South Chungcheong Province also showed the highest regional growth rate in manufacturing industry, an industry that entails a significant spillover effect. The growth rate of the manufacturing industry in the region, based on per capita GRDP, was 13 percent. This is 5.8 percentage points higher than the national average of 7.2 percent, surpassing Gyeonggi Province, whose GRDP grew 8.6 percent.

According to some analyses, the high growth rate of South Chungcheong Province was possible because companies expanded or built factories in the province relatively close to Seoul in order to avoid continued regulations in metropolitan area. In other words, South Chungcheong Province has clearly benefited from the so-called “sub-metropolitan premium.”

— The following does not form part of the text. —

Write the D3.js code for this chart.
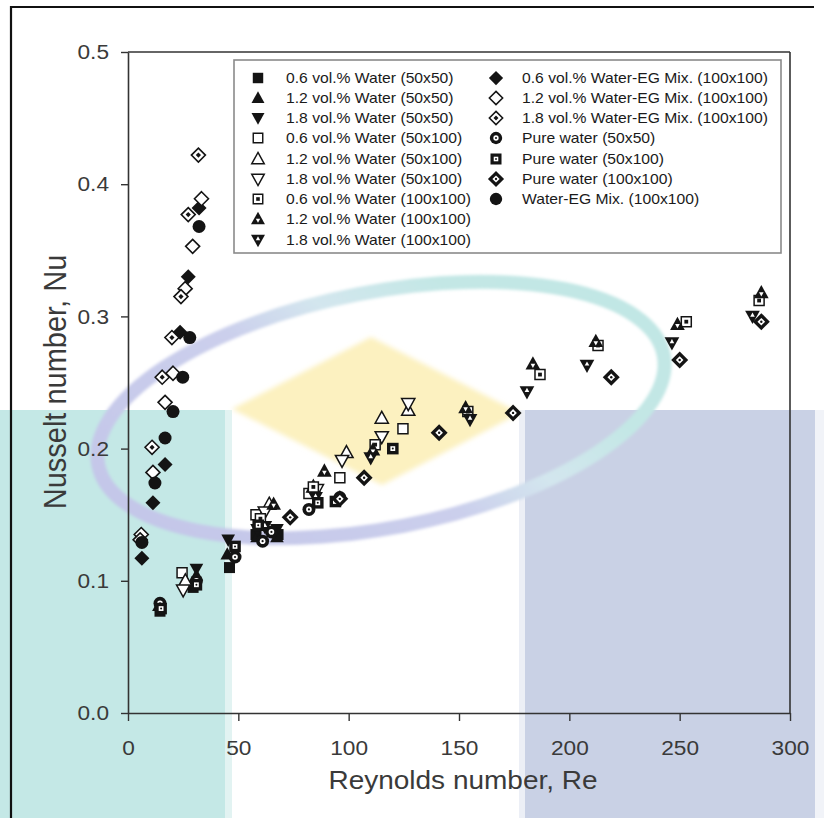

--Controversy over the location of the new capital

Citing the premium, some analysis say that the relocation of the administrative capital to an already high-growth region would only lead to further concentration of investment which will, in turn, worsen the imbalance with less developed regions.

“The growth rate of South Chungcheong Province has been much higher than that of less developed Gangwon and Jeolla Provinces,” said Jung Hee-yun, director of the Research Center for Capital Relocation Issues at SDI and argued, “If investment is concentrated in South Chungcheong as a result of capital relocation, balanced regional development will become even more unachievable.”

However, Director of Planning and Promotion Kim Young-dong at the Presidential Committee on Administrative Capital Relocation rebutted the argument, saying, “The growth rate itself cannot be the determinant of the controversy over balanced regional development because even a slight increase in values can push up growth rates when the size of the economy measured is small.” He added, “Discrepancies between metropolitan areas and non-metropolitan areas are still wide in terms of fiscal independence and all other issues.”

--Goal of balanced development under attack

“Capital relocation to South Chungcheong Province may stimulate investment only in the region. If that happens, the conflict of ‘metropolitan areas vs. non-metropolitan areas’ could become the ‘Chungcheong area vs. non-Chungcheong area,’” said economics professor Kim Kyung-hwan at Seogang University, showing concern over the issue.

In fact, SDI projects that the Chungcheong area will account for 52.5 percent of the production increase and 53.4 percent of added-value generated by capital relocation.

Director Kim insisted, “The government will ensure balanced regional development by encouraging some 180 public organizations to move to non-Chungcheong areas,” and said, “We must eliminate imbalance between metropolitan and non-metropolitan areas now.”

In contrast, Director Jung reasoned, “Because the new capital is close to Seoul, it might become “Gongju” under the governance of Seoul.” “If that happens, the relocation can only bring adverse effects—an expansion of the metropolitan area to the Chungcheong area.”

In regards to the argument that policies to limit construction or expansion of factories in metropolitan areas should also be implemented in Chungcheong region, the government commented, “The issue is currently not under consideration.”